The Charles and Lynn Schusterman Foundation, has been a strong supporter of charter networks and the corporate school reform movement with grants to the New School Venture Fund, the Charter School Growth Fund, KIPP charter schools,  and Teach for America.  The Doris and Donald Fisher Fund is the philanthropy of the founders of The Gap.  According to the National Education Policy Center: “The Fishers were early supporters of Edison Schools, and have been major supporters of KIPP and Teach for America… the family also supported a young organization, The New Teacher Project, founded by Michelle Rhee. As noted on the Fisher’s 2011 Form 990, the foundation contributed $250,000 to Rhee’s newest organization, StudentsFirst.”

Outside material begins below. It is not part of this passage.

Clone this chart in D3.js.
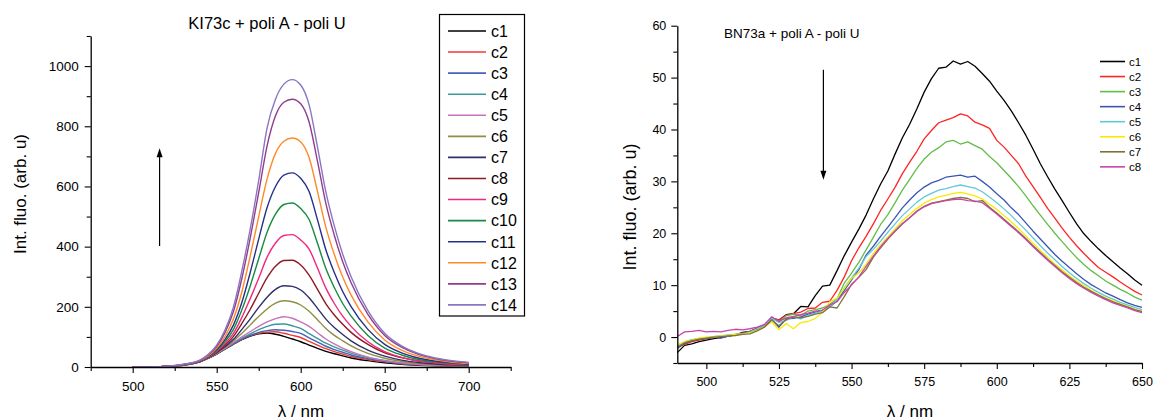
<!DOCTYPE html>
<html><head><meta charset="utf-8">
<script src="https://cdn.jsdelivr.net/npm/d3@7"></script>
<style>
html,body{margin:0;padding:0;background:#fff}
svg{display:block}
text{font-family:"Liberation Sans",Arial,sans-serif;fill:#000}
</style>
</head><body>
<svg id="chart" width="1155" height="420"></svg>
<script>
// ---------------- LEFT CHART DATA (KI73c + poli A - poli U) ----------------
const leftTitle = "KI73c + poli A - poli U";
const leftWavelengths = [500,510,520,530,540,545,550,555,560,565,570,575,580,585,590,595,600,605,610,615,620,625,630,640,650,660,670,680,690,700];
const leftNames = ["c1","c2","c3","c4","c5","c6","c7","c8","c9","c10","c11","c12","c13","c14"];
const leftColors = ["#000000","#f0383a","#4561b8","#3a9898","#c872ba","#8e8f42","#2f2f6c","#8c1c22","#f0287e","#178b42","#263088","#ff8a28","#913c8e","#8a76c0"];
const leftC1  = [0,0.5,2,6,17,29,43,59,76,91,103,110,113,109,102,93,84,73,62,52,44,37,30,21,14,9,6,4,3,2];
const leftC2  = [0,0.5,2,6,18,30,44,60,77,92,104,112,116,117,112,105,98,85,73,61,51,43,35,25,17,11,7,5,3,2];
const leftC3  = [0,0.5,2,6,18,30,45,61,78,93,105,115,121,124,122,118,112,97,83,69,58,49,40,28,19,12,8,6,4,3];
const leftC4  = [0,0.5,2,6,18,30,45,62,80,96,110,124,135,142,143,137,128,111,95,79,67,56,46,32,22,14,9,6,4,3];
const leftC5  = [0,0.5,2,6,18,30,46,63,82,100,118,135,150,161,167,162,150,135,114,93,77,63,51,33,21,14,9,6,4,3];
const leftC6  = [0,0.5,2,6,18,30,47,65,87,112,140,168,193,212,220,217,206,185,157,128,105,87,70,45,29,19,12,8,6,4];
const leftC7  = [0,0.5,2,7,18,31,48,68,92,125,160,198,232,258,270,268,256,230,195,159,131,108,87,56,36,23,15,10,7,5];
const leftC8  = [0,0.5,2,7,19,32,50,73,102,145,192,245,297,335,354,355,339,305,258,210,173,142,115,75,47,31,20,14,9,7];
const leftC9  = [0,0.5,2,7,19,33,52,78,112,165,228,295,365,412,437,440,422,392,329,262,211,169,135,84,51,32,20,14,9,7];
const leftC10 = [0,0.5,2,7,20,34,55,85,125,190,270,360,448,508,540,545,527,490,411,327,264,211,169,105,63,40,25,17,12,8];
const leftC11 = [0,0.5,2,8,20,35,58,92,140,215,315,425,530,600,638,645,627,583,489,389,314,251,201,125,75,47,30,20,14,10];
const leftC12 = [0,0.5,2,8,21,37,62,102,160,250,370,500,625,710,750,761,748,696,583,464,374,299,239,150,90,56,36,24,16,12];
const leftC13 = [0,0.5,2,8,22,40,68,115,185,295,430,580,735,835,880,890,875,814,683,543,438,350,280,175,105,66,42,28,19,14];
const leftC14 = [0,0.5,2,9,23,42,73,124,200,320,460,620,795,890,940,955,937,871,731,581,469,375,300,187,112,70,45,30,21,15];
const leftSeries = [leftC1,leftC2,leftC3,leftC4,leftC5,leftC6,leftC7,leftC8,leftC9,leftC10,leftC11,leftC12,leftC13,leftC14];
const leftXTicks = [500,550,600,650,700];
const leftXMinor = [475,525,575,625,675,725];
const leftYTicks = [0,200,400,600,800,1000];
const leftYMinor = [100,300,500,700,900,1100];
const leftArrow = {x:516, from:402, to:727};

// ---------------- RIGHT CHART DATA (BN73a + poli A - poli U) ----------------
const rightTitle = "BN73a + poli A - poli U";
const rightWavelengths = [490,492.5,495,497.5,500,502.5,505,507.5,510,512.5,515,517.5,520,522.5,525,527.5,530,532.5,535,537.5,540,542.5,545,547.5,550,552.5,555,557.5,560,562.5,565,567.5,570,572.5,575,577.5,580,582.5,585,587.5,590,592.5,595,597.5,600,602.5,605,607.5,610,612.5,615,617.5,620,622.5,625,627.5,630,632.5,635,637.5,640,642.5,645,647.5,650];
const rightNames = ["c1","c2","c3","c4","c5","c6","c7","c8"];
const rightColors = ["#000000","#ff2424","#62bd48","#3a56b2","#62c8dc","#f8ea00","#7d7238","#c845ab"];
const rightC1 = [-3.0,-1.6,-1.3,-0.9,-0.6,-0.3,-0.1,0.2,0.4,0.9,1.1,1.7,2.2,3.6,3.3,4.3,4.5,5.9,5.8,8.0,9.8,10.0,12.8,15.7,18.3,20.8,23.5,26.6,29.5,32.0,35.3,38.4,41.0,44.0,47.2,49.8,51.8,52.0,53.2,52.6,53.1,52.2,50.8,49.3,47.4,45.6,43.6,41.3,38.9,36.2,33.4,30.9,28.5,26.3,24.0,21.8,19.9,18.4,17.0,15.7,14.5,13.3,12.2,11.0,10.0];
const rightC2 = [-2.0,-1.4,-0.9,-0.6,-0.3,-0.1,0.1,0.3,0.4,0.8,1.0,1.7,2.4,3.6,3.3,4.2,4.5,4.8,5.5,5.6,6.7,6.9,9.0,11.6,14.7,17.2,19.4,21.8,24.4,26.6,28.9,31.5,33.7,35.8,38.2,39.8,41.3,41.8,42.3,43.0,42.6,41.4,40.9,40.2,37.9,36.6,35.0,33.4,31.0,29.0,26.9,24.8,22.9,21.0,19.2,17.6,16.1,14.7,13.4,12.5,11.6,10.6,9.7,8.8,8.1];
const rightC3 = [-1.8,-1.0,-0.6,-0.3,-0.2,0.1,0.2,0.3,0.5,0.6,1.1,1.5,2.2,3.8,2.9,4.1,4.4,4.2,5.0,5.3,5.6,6.3,7.4,10.4,12.3,14.4,16.8,19.2,21.7,23.6,25.9,28.3,30.4,32.5,34.3,35.6,36.5,37.6,37.9,37.2,37.6,36.9,36.2,34.8,33.6,32.1,30.6,29.0,27.2,25.3,23.5,21.7,20.0,18.4,16.8,15.3,14.0,12.8,11.8,10.8,10.0,9.2,8.5,7.7,7.1];
const rightC4 = [-2.2,-1.2,-0.8,-0.4,-0.3,0.0,-0.2,0.2,0.4,0.7,1.0,1.4,2.0,3.4,1.9,3.5,3.6,3.9,4.4,4.8,5.1,5.8,7.0,9.0,11.0,13.0,15.8,17.5,19.4,21.2,23.0,24.9,26.4,27.8,28.9,29.7,30.2,30.8,31.0,31.2,30.8,31.0,30.0,28.9,27.6,26.4,24.9,23.6,22.0,20.4,18.9,17.4,15.9,14.6,13.4,12.2,11.1,10.1,9.3,8.5,7.9,7.2,6.6,6.1,5.7];
const rightC5 = [-1.6,-0.9,-0.5,-0.3,-0.1,0.1,0.2,0.4,0.5,0.6,0.9,1.6,2.3,3.6,2.8,3.2,3.9,3.5,4.2,4.6,5.0,5.9,7.2,9.5,11.4,13.3,15.5,16.9,18.5,20.2,21.8,23.4,24.7,26.0,27.0,27.7,28.3,28.6,29.0,29.3,29.0,28.7,28.0,27.0,25.9,24.7,23.4,22.0,20.6,19.1,17.6,16.2,14.9,13.6,12.4,11.3,10.3,9.4,8.6,7.9,7.3,6.7,6.2,5.7,5.3];
const rightC6 = [-1.5,-0.9,-0.6,-0.2,0.0,0.0,0.2,0.3,0.5,0.6,0.8,1.3,2.0,2.9,1.4,2.6,1.6,2.8,3.0,3.6,4.8,6.8,7.5,9.4,11.3,12.4,14.0,16.1,17.8,19.3,20.9,22.4,23.6,24.8,25.8,26.5,27.0,27.3,27.7,27.9,27.6,27.2,26.6,25.6,24.6,23.4,22.2,20.9,19.5,18.1,16.7,15.4,14.1,12.9,11.8,10.8,9.9,9.0,8.2,7.5,7.0,6.4,5.9,5.4,5.0];
const rightC7 = [-2.0,-1.1,-0.7,-0.4,-0.2,0.0,0.1,0.2,0.3,0.5,0.6,1.2,1.9,3.3,2.2,3.4,3.9,3.7,4.0,4.4,4.7,5.8,5.6,7.8,10.2,11.5,13.0,15.4,17.2,18.9,20.4,21.8,23.0,24.3,25.2,25.8,26.1,26.4,26.7,26.9,26.7,26.1,26.3,25.0,23.9,22.7,21.5,20.3,19.0,17.6,16.3,15.0,13.8,12.6,11.5,10.5,9.6,8.8,8.1,7.4,6.8,6.3,5.8,5.3,4.9];
const rightC8 = [0.1,1.0,1.1,1.3,1.0,1.1,1.0,1.3,1.5,1.4,1.6,1.9,2.4,3.9,3.0,3.7,4.0,4.3,4.6,5.0,5.2,6.2,6.8,8.6,10.0,11.6,13.6,15.6,17.4,19.0,20.5,21.9,23.0,24.2,25.1,25.7,26.0,26.3,26.5,26.6,26.3,26.2,25.9,24.8,23.7,22.5,21.3,20.1,18.8,17.4,16.1,14.8,13.6,12.4,11.3,10.3,9.4,8.6,7.9,7.2,6.6,6.1,5.6,5.1,4.7];
const rightSeries = [rightC1,rightC2,rightC3,rightC4,rightC5,rightC6,rightC7,rightC8];
const rightXTicks = [500,525,550,575,600,625,650];
const rightXMinor = [512.5,537.5,562.5,587.5,612.5,637.5];
const rightYTicks = [0,10,20,30,40,50,60];
const rightYMinor = [-5,5,15,25,35,45,55];
const rightArrow = {x:540.3, from:51.5, to:30.3};

// sanity checks
leftSeries.forEach((s,i)=>{ if(s.length!==leftWavelengths.length) throw new Error("left "+leftNames[i]+" len "+s.length); });
rightSeries.forEach((s,i)=>{ if(s.length!==rightWavelengths.length) throw new Error("right "+rightNames[i]+" len "+s.length); });

const FONT = '"Liberation Sans", Arial, sans-serif';
const svg = d3.select("#chart");
svg.append("rect").attr("width",1155).attr("height",420).attr("fill","#fff");

function drawAxes(g, x, y, cfg){
  const y0 = y.range()[0], x0 = x.range()[0];
  const xa = g.append("g").attr("transform",`translate(0,${y0})`)
    .call(d3.axisBottom(x).tickValues(cfg.xTicks).tickSize(6).tickSizeOuter(0).tickPadding(cfg.xPad).tickFormat(d3.format("d")));
  g.append("g").attr("transform",`translate(0,${y0})`)
    .call(d3.axisBottom(x).tickValues(cfg.xMinor).tickSize(4).tickSizeOuter(0).tickFormat(""))
    .call(s=>s.select(".domain").remove());
  const ya = g.append("g").attr("transform",`translate(${x0},0)`)
    .call(d3.axisLeft(y).tickValues(cfg.yTicks).tickSize(6).tickSizeOuter(0).tickPadding(cfg.yPad).tickFormat(d3.format("d")));
  g.append("g").attr("transform",`translate(${x0},0)`)
    .call(d3.axisLeft(y).tickValues(cfg.yMinor).tickSize(4).tickSizeOuter(0).tickFormat(""))
    .call(s=>s.select(".domain").remove());
  g.selectAll(".domain").attr("stroke","#000").attr("stroke-width",1.3);
  g.selectAll(".tick line").attr("stroke","#000").attr("stroke-width",1.1);
  [xa,ya].forEach(a=>a.attr("font-family",FONT).attr("font-size",cfg.tickFont));
  g.selectAll(".tick text").attr("fill","#111");
}

function drawArrow(g, x, y, a){
  const px = x(a.x), y1 = y(a.from), y2 = y(a.to);
  const dir = y2 < y1 ? 1 : -1;
  g.append("line").attr("x1",px).attr("x2",px).attr("y1",y1).attr("y2",y2 + dir*6)
    .attr("stroke","#000").attr("stroke-width",1.2);
  g.append("path").attr("d",`M${px},${y2} L${px-3},${y2+dir*9} L${px+3},${y2+dir*9} Z`).attr("fill","#000");
}

// ---------------- LEFT ----------------
{
  const g = svg.append("g");
  const x = d3.scaleLinear().domain([475,725]).range([90.7,510.7]);
  const y = d3.scaleLinear().domain([0,1100]).range([367,36]);
  const line = d3.line().x((d,i)=>x(leftWavelengths[i])).y(d=>y(d)).curve(d3.curveMonotoneX);
  leftSeries.forEach((s,i)=>{
    g.append("path").datum(s).attr("d",line).attr("fill","none")
      .attr("stroke",leftColors[i]).attr("stroke-width",1.4).attr("stroke-linejoin","round");
  });
  drawAxes(g,x,y,{xTicks:leftXTicks,xMinor:leftXMinor,yTicks:leftYTicks,yMinor:leftYMinor,xPad:8,yPad:6,tickFont:"13.5px"});
  drawArrow(g,x,y,leftArrow);
  g.append("text").attr("x",267).attr("y",29).attr("text-anchor","middle").attr("font-size","16.5px").text(leftTitle);
  g.append("text").attr("transform","translate(26,194) rotate(-90)").attr("text-anchor","middle").attr("font-size","17px").text("Int. fluo. (arb. u)");
  g.append("text").attr("x",301).attr("y",417).attr("text-anchor","middle").attr("font-size","17px").text("λ / nm");
  const lg = g.append("g");
  lg.append("rect").attr("x",439.5).attr("y",14.5).attr("width",85).attr("height",301.5).attr("fill","#fff").attr("stroke","#000").attr("stroke-width",1.2);
  leftNames.forEach((n,i)=>{
    const yy = 31 + i*21.07;
    lg.append("line").attr("x1",448).attr("x2",486).attr("y1",yy).attr("y2",yy).attr("stroke",leftColors[i]).attr("stroke-width",1.6);
    lg.append("text").attr("x",491).attr("y",yy+5.8).attr("font-size","16px").text(n);
  });
}

// ---------------- RIGHT ----------------
{
  const g = svg.append("g");
  const x = d3.scaleLinear().domain([490,650]).range([677.3,1142]);
  const y = d3.scaleLinear().domain([-5,60]).range([363,25.7]);
  const line = d3.line().x((d,i)=>x(rightWavelengths[i])).y(d=>y(d));
  rightSeries.forEach((s,i)=>{
    g.append("path").datum(s).attr("d",line).attr("fill","none")
      .attr("stroke",rightColors[i]).attr("stroke-width",1.3).attr("stroke-linejoin","round");
  });
  drawAxes(g,x,y,{xTicks:rightXTicks,xMinor:rightXMinor,yTicks:rightYTicks,yMinor:rightYMinor,xPad:8,yPad:5,tickFont:"12.5px"});
  drawArrow(g,x,y,rightArrow);
  g.append("text").attr("x",724).attr("y",38).attr("font-size","13.5px").text(rightTitle);
  g.append("text").attr("transform","translate(636,207) rotate(-90)").attr("text-anchor","middle").attr("font-size","18px").text("Int. fluo. (arb. u)");
  g.append("text").attr("x",910).attr("y",417).attr("text-anchor","middle").attr("font-size","17px").text("λ / nm");
  rightNames.forEach((n,i)=>{
    const yy = 61.5 + i*15.05;
    g.append("line").attr("x1",1100).attr("x2",1125).attr("y1",yy).attr("y2",yy).attr("stroke",rightColors[i]).attr("stroke-width",1.6);
    g.append("text").attr("x",1129).attr("y",yy+4.2).attr("font-size","11.5px").text(n);
  });
}
</script>
</body></html>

And there is the Lynde and Harry Bradley Foundation, the longest and most constant funder of school voucher efforts.  Bradley, a Milwaukee-based foundation, underwrote think tanks and astro-turf organizations behind the nation’s first school voucher program in Milwaukee.  The Wisconsin Center for Media and Democracy has closely tracked the far-right giving of the Bradley Foundation, and quotes a local newspaper investigation: “According to the Milwaukee Journal Sentinel, ‘from 2001 to 2009, it [Bradley] doled out nearly as much money as the seven Koch and Scaife foundations combined.’”

Corporations

Here is Amplify, the school tablet and education data management division of Rupert Murdoch’s The News Corp.  Joel Klein, who revolved right out of his job as Chancellor of the New York City Public Schools to his position with the News Corp, worked with New York Mayor Michael Bloomberg, to bring mass charterization, disruptive change through ongoing school closures, and school co-locations to New York City.  Microsoft is also a large contributor.  Jeb Bush has worked with many of the technology firms, including Microsoft, to promote “blended” learning that is said to save money for school districts if computers do some of the teaching and thereby permit larger class size.  Edgenuity, another sponsor, promotes blended learning and sells “blended” curricula that incorporate computers. Intel is another enormous ed-tech company.

Here among the sponsors are a number of corporations who supply standardized tests and grade the tests and manage the data around testing: Pearson, Houghton Mifflin Harcourt, and Scantron.  Scholastic is selling educational materials to implement the Common Core Standards.   Renaissance Learning produces curricula aligned with the Common Core Standards.  The Education Testing Service, the manager of the Scholastic Aptitude Tests for decades, has also been prominent in the burgeoning K-12 standardized testing market.

Finally there is K12, the nation’s largest, for-profit, on-line charter school with affiliates across the states.  K12 brags about its huge enrollment, but cannot boast about its graduation rates and student achievement. This is the company about which hedge fund manager Whitney Tilson published a scathing critique a couple of weeks ago.